The Philippine Iron and Steel Institute has asked the Customs bureau to seize and detain 5,000 metric tons of reinforced steel bars (rebars) from China valued at P95 million and brought in by a company engaged in the food business. Customs, meanwhile, confiscated P1.5 billion worth of fake branded watches and jewelry from a warehouse in Manila.
PISI also asked the district collector of the Port of Subic, where the cargo was unloaded late last month, to hold the processing of the import entry of Mannage Resources Trading Corp., the consignee, until the completion of tests to make sure the rebars are not substandard to ensure public safety.
The Customs bureau had issued an alert order on the cargo for “lack of permit.” A hearing had been set on May 17 and 18.
PISI president Roberto Cola said in his April 25 letter to the Subic customs collector that the importation “lacks the required import commodity clearance [ICC].” In another letter, dated April 20, PISI also said “no ICC certificate…has been filed for the shipment.”
The Department of Trade and Industry in Subic, however, showed it issued an ICC to Mannage on April 18 allowing the consignee to transfer the cargo from customs’ custody to its warehouse despite the pending customs hearing.
It was signed by DTI provincial director Leonila Baluyut although it is the director of the Bureau of Philippine Standards who is authorized to issue an ICC.
Cola said it was the first time for Mannage to import rebars since it is in the food business. The shipment is worth around P95 million while Mannage’s subscribed capital was only P400,000.
Rebar is one of the few products that are monitored for mandatory safety certification. Based on current practice, at least 250 samplings and tests must be conducted on the shipment to establish their quality. Cola asked for industry representatives to be present at the testing of the rebars by BPS.
But in a letter to Cola, Baluyut denied the local industry’s participation in the inventory and inspection of the subject goods although DTI normally requests for the cooperation and assistance of industry experts in evaluating questionable shipments, particularly when the safety and security of the consuming public is concerned.
In another development, Customs and NBI operatives seized fake watches and jewelry worth P1.5 billion in a warehouse in Manila.
At least 150,000 pieces of fake designer watches were seized from the warehouses allegedly owned by a certain Jones Hernandez Sy and his wife Lily Desierto Sy.
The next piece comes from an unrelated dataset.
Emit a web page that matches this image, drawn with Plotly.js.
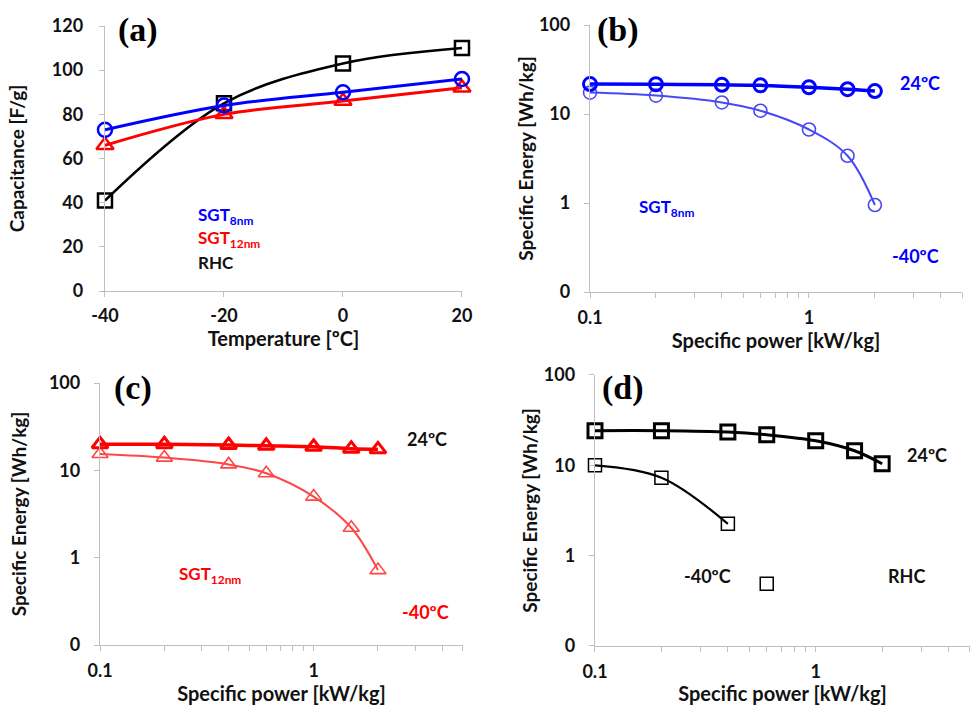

The watches had such brands as Rado, Omega, Breitling and Seiko, among others.
“Initial investigation showed that the couple is a primary importer and supplier of fake watches,” said Terence Agustin of the National Bureau of Investigation. “We found delivery records showing this warehouse served as distribution hub for Manila, stretching as far as Cebu, Davao, Zamboanga and Agusan,” Agustin said.